The number of calls IRS received dropped by more than half this year, but it only grew its answer rate from 9% in 2021 to 10% in 2022. Individuals waited on hold for an average of 29 minutes, up from 20 minutes last year.

“Help is on the way for taxpayers,” Rettig said. “As the newly hired employees are trained and move online in 2023, we will have more assistors on the phone than any time in recent history."

The new employees are in various stages of being onboarded, IRS said. All of them have or will receive weeks of training upon joining the agency. The agency cited the Inflation Reduction Act for both funding the hires and allowing them to take place so quickly. The 4,000 hires were brought on in two months. Last year, the agency said, it took an average of eight months to fill customer service vacancies. 

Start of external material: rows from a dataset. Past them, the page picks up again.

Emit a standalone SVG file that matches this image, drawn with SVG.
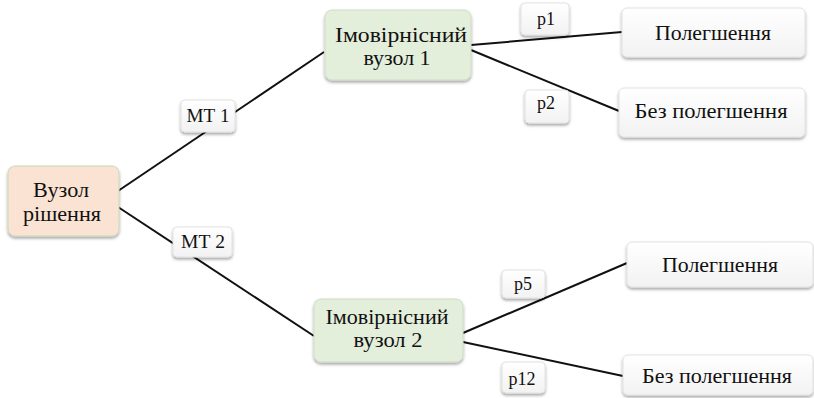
<svg xmlns="http://www.w3.org/2000/svg" width="814" height="398" viewBox="0 0 814 398">
  <defs>
    <filter id="shadow" x="-20%" y="-20%" width="140%" height="150%">
      <feDropShadow dx="0" dy="2" stdDeviation="1.6" flood-color="#000" flood-opacity="0.35"/>
    </filter>
    <linearGradient id="whiteFill" x1="0" y1="0" x2="0" y2="1">
      <stop offset="0" stop-color="#ffffff"/>
      <stop offset="1" stop-color="#f2f2f2"/>
    </linearGradient>
  </defs>
  <style>
    text { fill: #111; text-anchor: middle; font-family: "Liberation Serif", serif; }
    .node text { font-size: 22px; }
    .node.chancenode text { font-size: 20px; }
    .lbl text { font-size: 18px; }
    .mt text { font-size: 19px; }
    .box { filter: url(#shadow); }
    .decision { fill: #fae3d3; stroke: #c8d8b8; stroke-width: 1; }
    .chance { fill: #e3eedb; stroke: #d0dcc6; stroke-width: 1; }
    .outcome { fill: url(#whiteFill); stroke: #e2e2e2; stroke-width: 1; }
    .tag { fill: url(#whiteFill); stroke: #e2e2e2; stroke-width: 1; }
    .edge { stroke: #111; stroke-width: 2; fill: none; }
  </style>

  <rect width="814" height="398" fill="#ffffff"/>

  <!-- branches -->
  <g id="connectors">
    <line class="edge" x1="118" y1="191" x2="324" y2="52"/>
    <line class="edge" x1="118" y1="207" x2="314" y2="336"/>
    <line class="edge" x1="471" y1="45" x2="622" y2="32"/>
    <line class="edge" x1="471" y1="50" x2="619" y2="111"/>
    <line class="edge" x1="463" y1="333" x2="627" y2="263"/>
    <line class="edge" x1="463" y1="342" x2="623" y2="376"/>
  </g>

  <!-- branch labels -->
  <g id="label-mt1" class="lbl mt">
    <rect class="box tag" x="181" y="100" width="54" height="32" rx="4"/>
    <text x="208" y="122" textLength="43" lengthAdjust="spacingAndGlyphs">МТ 1</text>
  </g>
  <g id="label-mt2" class="lbl mt">
    <rect class="box tag" x="173" y="227" width="59" height="30" rx="4"/>
    <text x="203" y="248" textLength="44" lengthAdjust="spacingAndGlyphs">МТ 2</text>
  </g>
  <g id="label-p1" class="lbl">
    <rect class="box tag" x="521" y="3" width="48" height="32" rx="4"/>
    <text x="546" y="25">p1</text>
  </g>
  <g id="label-p2" class="lbl">
    <rect class="box tag" x="525" y="90" width="44" height="33" rx="4"/>
    <text x="546" y="109">p2</text>
  </g>
  <g id="label-p5" class="lbl">
    <rect class="box tag" x="502" y="270" width="43" height="28" rx="4"/>
    <text x="523" y="290">p5</text>
  </g>
  <g id="label-p12" class="lbl">
    <rect class="box tag" x="502" y="362" width="43" height="31" rx="4"/>
    <text x="522" y="385">p12</text>
  </g>

  <!-- decision node -->
  <g id="decision" class="node">
    <rect class="box decision" x="8" y="166" width="111" height="70" rx="7"/>
    <text x="61" y="197" textLength="56" lengthAdjust="spacingAndGlyphs">Вузол</text>
    <text x="62" y="221" textLength="78" lengthAdjust="spacingAndGlyphs">рішення</text>
  </g>

  <!-- chance nodes -->
  <g id="chance-1" class="node chancenode">
    <rect class="box chance" x="325" y="10" width="146" height="70" rx="7"/>
    <text x="401" y="42" textLength="132" lengthAdjust="spacingAndGlyphs">Імовірнісний</text>
    <text x="397" y="65" textLength="67" lengthAdjust="spacingAndGlyphs">вузол 1</text>
  </g>
  <g id="chance-2" class="node chancenode">
    <rect class="box chance" x="314" y="299" width="149" height="63" rx="7"/>
    <text x="387" y="324" textLength="123" lengthAdjust="spacingAndGlyphs">Імовірнісний</text>
    <text x="388" y="347" textLength="69" lengthAdjust="spacingAndGlyphs">вузол 2</text>
  </g>

  <!-- outcomes -->
  <g id="outcome-1a" class="node">
    <rect class="box outcome" x="622" y="8" width="183" height="49" rx="5"/>
    <text x="713" y="40" textLength="116" lengthAdjust="spacingAndGlyphs">Полегшення</text>
  </g>
  <g id="outcome-1b" class="node">
    <rect class="box outcome" x="619" y="88" width="186" height="49" rx="5"/>
    <text x="711" y="118" textLength="153" lengthAdjust="spacingAndGlyphs">Без полегшення</text>
  </g>
  <g id="outcome-2a" class="node">
    <rect class="box outcome" x="627" y="242" width="186" height="45" rx="5"/>
    <text x="720" y="272" textLength="116" lengthAdjust="spacingAndGlyphs">Полегшення</text>
  </g>
  <g id="outcome-2b" class="node">
    <rect class="box outcome" x="623" y="355" width="190" height="40" rx="5"/>
    <text x="717" y="383" textLength="150" lengthAdjust="spacingAndGlyphs">Без полегшення</text>
  </g>
</svg>
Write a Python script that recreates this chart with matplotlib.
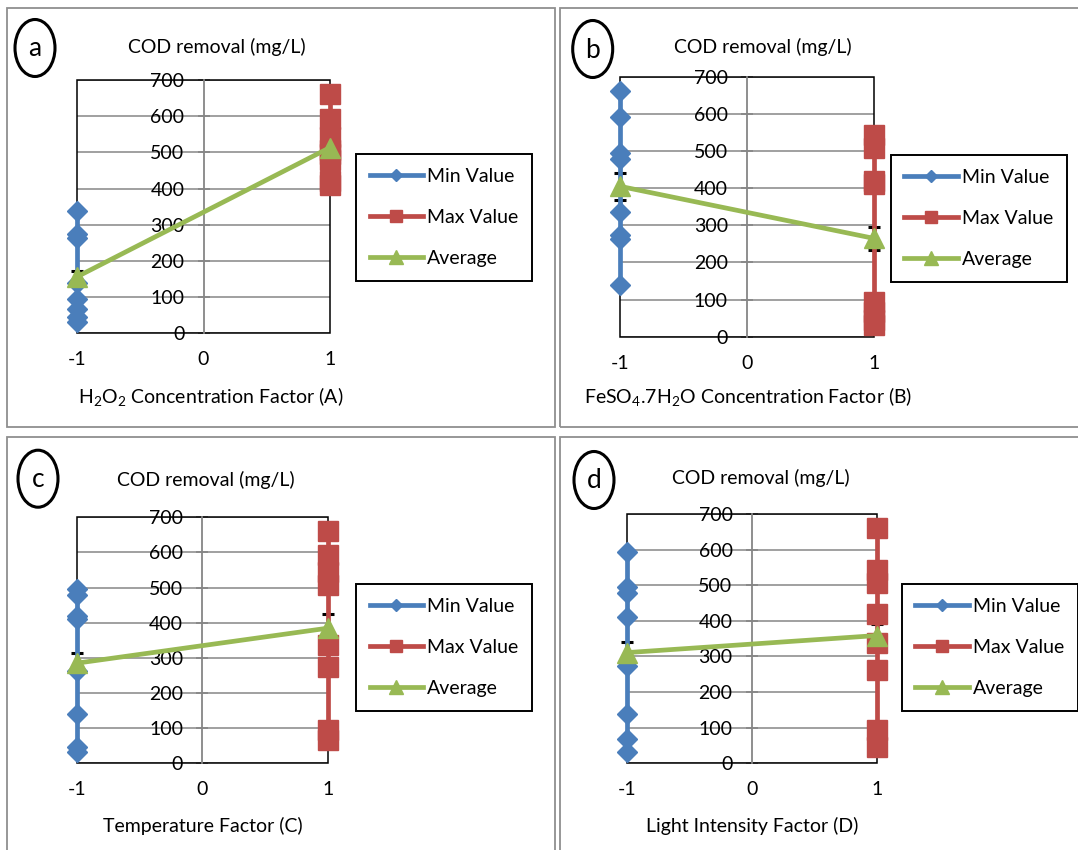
import matplotlib
matplotlib.use('Agg')
import matplotlib.pyplot as plt
from matplotlib.patches import Ellipse, Rectangle
import numpy as np

plt.rcParams['font.family'] = ['Lato', 'DejaVu Sans']
plt.rcParams['mathtext.fontset'] = 'custom'
plt.rcParams['mathtext.rm'] = 'Lato'
plt.rcParams['mathtext.it'] = 'Lato:italic'
plt.rcParams['mathtext.bf'] = 'Lato:bold'

# ---------------- data ----------------
levels = [-1, 1]
x_ticks = [-1, 0, 1]
x_tick_labels = ['-1', '0', '1']
y_ticks = [0, 100, 200, 300, 400, 500, 600, 700]
y_label = 'COD removal (mg/L)'
series_names = ['Min Value', 'Max Value', 'Average']
panel_letters = ['a', 'b', 'c', 'd']
factor_labels = [
    r'$\mathregular{H_2O_2}$ Concentration Factor (A)',
    r'$\mathregular{FeSO_4.7H_2O}$ Concentration Factor (B)',
    'Temperature Factor (C)',
    'Light Intensity Factor (D)',
]

min_a = [337, 274, 262, 139, 94, 67, 45, 31]
max_a = [662, 592, 543, 507, 495, 478, 420, 410]
min_b = [662, 592, 495, 478, 337, 274, 262, 139]
max_b = [543, 507, 420, 410, 94, 67, 45, 31]
min_c = [495, 478, 420, 410, 262, 139, 45, 31]
max_c = [662, 592, 543, 507, 337, 274, 94, 67]
min_d = [592, 495, 478, 410, 274, 139, 67, 31]
max_d = [662, 543, 507, 420, 337, 262, 94, 45]

err_a = [17, 30]
err_b = [37, 30]
err_c = [30, 40]
err_d = [29, 31]

mins = [min_a, min_b, min_c, min_d]
maxs = [max_a, max_b, max_c, max_d]
errs = [err_a, err_b, err_c, err_d]

# ---------------- layout (pixels) ----------------
W, H = 1078, 850
BLUE, RED, GREEN = '#4A7EBB', '#BE4B48', '#98B954'
GRID = '#868686'

axes_px = [(77, 80, 330, 333.3), (620, 76.7, 874, 336.7),
           (77, 517.3, 327.7, 763.3), (626.7, 514, 876.7, 763.3)]
title_px = [(217, 47), (763, 47), (205.5, 480), (760.5, 478)]
xlabel_px = [(210.5, 397), (748, 397), (202.5, 826), (751.7, 826)]
circle_px = [(35, 48), (592.7, 49), (38, 478.7), (594, 480)]
legend_px = [(356, 154), (890.7, 155), (356, 584), (901.7, 584)]
border_px = [(7, 8, 555, 427), (560, 8, 1085, 427),
             (7, 437, 555, 860), (560, 437, 1085, 860)]

FS = 14

fig = plt.figure(figsize=(W / 100, H / 100), dpi=100)
fig.patch.set_facecolor('white')


def fx(x):
    return x / W


def fy(y):
    return 1 - y / H


for i in range(4):
    x0, y0, x1, y1 = border_px[i]
    fig.add_artist(Rectangle((fx(x0), fy(y1)), (x1 - x0) / W, (y1 - y0) / H,
                             transform=fig.transFigure, fill=False,
                             ec='#8F8F8F', lw=1.3))

    l, t, r, b = axes_px[i]
    ax = fig.add_axes([fx(l), fy(b), (r - l) / W, (b - t) / H])
    ax.set_xlim(-1, 1)
    ax.set_ylim(0, 700)
    ax.set_xticks(x_ticks)
    ax.set_xticklabels(x_tick_labels)
    ax.set_yticks(y_ticks)
    ax.grid(axis='y', color=GRID, lw=1.1)
    ax.set_axisbelow(True)
    for s in ['top', 'right', 'bottom']:
        ax.spines[s].set_visible(False)
    ax.spines['left'].set_position(('data', 0))
    ax.spines['left'].set_color(GRID)
    ax.spines['left'].set_linewidth(1.3)
    ax.add_patch(Rectangle((0, 0), 1, 1, transform=ax.transAxes, fill=False,
                           ec='black', lw=1.1, clip_on=False, zorder=1))
    ax.tick_params(axis='y', direction='inout', length=8.6, width=1.2,
                   color=GRID, pad=9.5, labelsize=FS)
    ax.tick_params(axis='x', length=0, pad=13, labelsize=FS)

    avg = [np.mean(mins[i]), np.mean(maxs[i])]
    ax.errorbar(levels, avg, yerr=errs[i], fmt='none', ecolor='black',
                elinewidth=1, capsize=4.3, capthick=2.2, zorder=2, clip_on=False)
    h1, = ax.plot([levels[0]] * len(mins[i]), mins[i], color=BLUE, lw=3.4,
                  marker='D', ms=10, zorder=3, clip_on=False)
    h2, = ax.plot([levels[1]] * len(maxs[i]), maxs[i], color=RED, lw=3.4,
                  marker='s', ms=13.8, zorder=3, clip_on=False)
    h3, = ax.plot(levels, avg, color=GREEN, lw=3.4, marker='^', ms=15,
                  zorder=4, clip_on=False)

    lx, ly = legend_px[i]
    leg = ax.legend([h1, h2, h3], series_names, loc='upper left',
                    bbox_to_anchor=(fx(lx), fy(ly)), bbox_transform=fig.transFigure,
                    frameon=True, fancybox=False, edgecolor='black', framealpha=1,
                    borderpad=0.7, labelspacing=1.25, handlelength=2.75,
                    handletextpad=0.2, markerscale=0.65, fontsize=FS,
                    borderaxespad=0)
    leg.get_frame().set_linewidth(1.4)

    tx, ty = title_px[i]
    fig.text(fx(tx), fy(ty), y_label, ha='center', va='center', fontsize=FS)
    xx, xy = xlabel_px[i]
    fig.text(fx(xx), fy(xy), factor_labels[i], ha='center', va='center', fontsize=FS)
    cx, cy = circle_px[i]
    fig.add_artist(Ellipse((fx(cx), fy(cy)), 40 / W, 57 / H,
                           transform=fig.transFigure, fill=False, ec='black', lw=2.2))
    fig.text(fx(cx), fy(cy + 1), panel_letters[i], ha='center', va='center', fontsize=19)

fig.savefig('out.png', dpi=100)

IRS said it is in the process of bringing on more employees across the agency, including enforcement and IT personnel. The Treasury Department has said it will formally unveil its operational plan for the hiring over the coming months, but stressed that process is well underway. In its 2021 report, Treasury said IRS would hire around 5,000 workers in the first year and slowly grow that to around 12,000 annually toward the end of the 10-year window.

Rettig previously vowed to act quickly to get new employees on board, telling lawmakers last year his agency has already spent months developing hiring plans so IRS can hit the ground running as soon as new funding is approved.

Initially, the Inflation Reduction Act included special hiring and pay authorities to allow IRS to quickly recruit and onboard new employees. Due to arcane Senate procedures, however, that language was stripped from the bill before it passed and President Biden signed it into law. Analysts at the Congressional Budget Office found it could have a dramatic impact: they lowered their projection of the new revenue IRS would bring in over the next 10 years by $23 billion. The reason, CBO said, was the law no longer containing personnel flexibilities “will cause the IRS to hire new personnel more slowly and could make hiring experienced candidates more difficult.”

The agency maintained temporary direct hire authority—which allows agencies to bypass many of the hurdles that typically slow down the hiring process—after Congress provided in the fiscal 2022 spending bill. 

Rettig's resignation came just weeks before his term was set to expire. Treasury Secretary Janet Yellen announced Deputy Commissioner Douglas O'Donnell will serve as acting commissioner. Biden has yet to nominate a permanent replacement.